Ya sé que, dicho así, suena como algo de imposible realización, así una loca quimera. Lo único que ocurre es que la alternativa, es decir, el ‘seguimos como estamos’, varados en una especie de cambio lampedusiano en el que se modifica algo para que todo siga igual e instalado en el coyunturalismo, es bastante peor. Porque muy poco, casi nada, puede seguir como hasta ahora.
No, ministra, no vale decir –cuando conviene: otras veces se guarda prudente y servil silencio—que “la Constitución no se negocia, se cumple”, y punto. Claro que la Constitución hay que negociarla. Y, si fue posible hacerlo en 1977, aún bajo la sombra del dictador fallecido, tiene que volver a ser posible ahora, cuando el rodaje democrático se va desgastando. Si arrastramos desde hace ya casi una década la crisis política que arrastramos, que ha afectado desde a la Jefatura del Estado hasta a bastantes gobiernos autonómicos, ha sido precisamente por meter la cabeza debajo del ala y creer que bastaba con unas cuantas llamadas telefónicas secretas entre La Zarzuela y La Moncloa, entre La Moncloa y el Palau de la Generalitat, entre Barcelona y Waterloo, entre Madrid y Bruselas, para colocar los apósitos sobre las heridas, cada día más profundas, que afectan al cuerpo social y político de la nación.
Ya digo: quizá usted, lector, considere que estos problemas ‘de la nación’ no son sus principales problemas, que estarían circunscritos a un ámbito más local. Y, sin embargo, puedo asegurarle que sí son sus problemas, y que se irán agravando en la medida en la que no se afronten de una manera clara, tajante, dialogada e imaginativa. De acuerdo: eliminando la sedición y haciendo más leves las penas por la malversación, o haciendo más ‘digerible’ el Tribunal Constitucional, se pueden tender puentes frágiles y provisionales sobre el abismo. Pero, como el dinosaurio de Monterroso, el abismo, al amanecer, seguía ahí. Y el amanecer puede ser ya este año trascendental 2023 por el que hemos empezado a cruzar, a toda velocidad y sobre un puente de tablas desvencijado, entre las dos orillas.

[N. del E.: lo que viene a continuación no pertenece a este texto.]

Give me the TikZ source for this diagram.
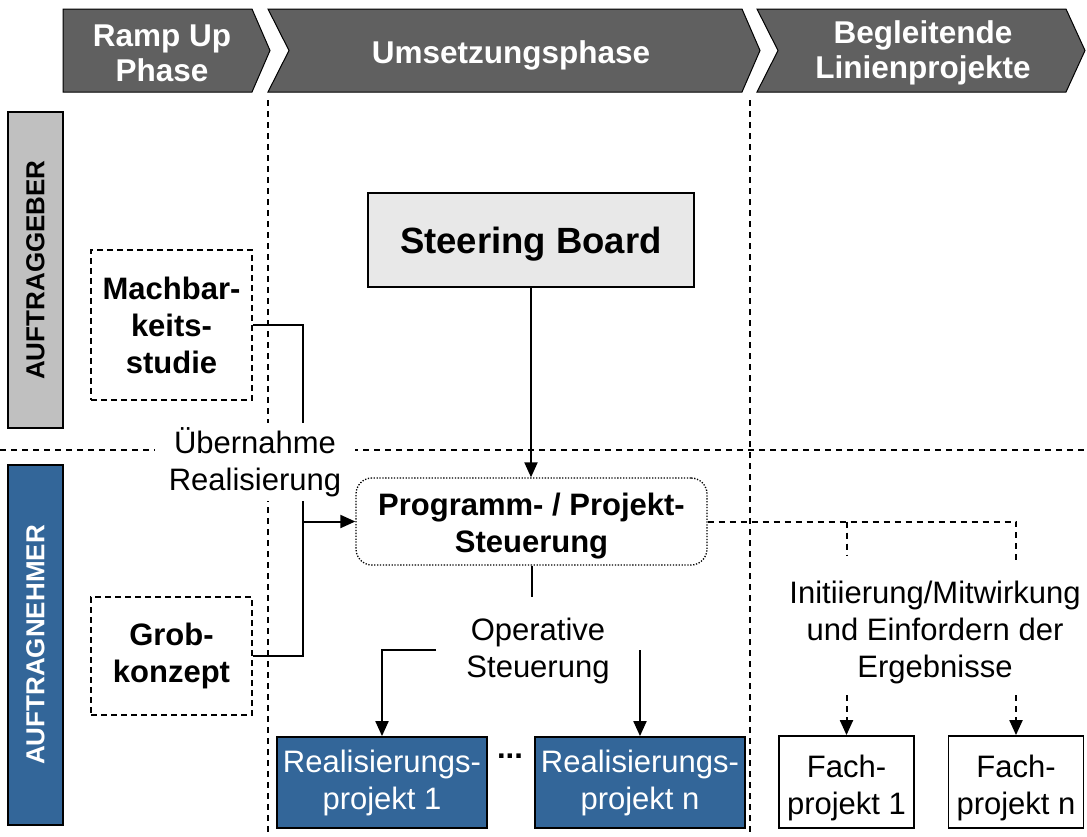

Sí, ministra. Las constituciones, como todo ,lo demás, se negocian cuando es preciso. Y ahora, para que la Constitución se cumpla y sirva para los propósitos que deben ser el objetivo de una ’ley de leyes’, ya es preciso empezar a negociarla. Entre todos, empezando por aquellos a quienes la Constitución ni les gusta ni les importa una higa, y que, sin embargo, serían los primeros afectados por su mal funcionamiento.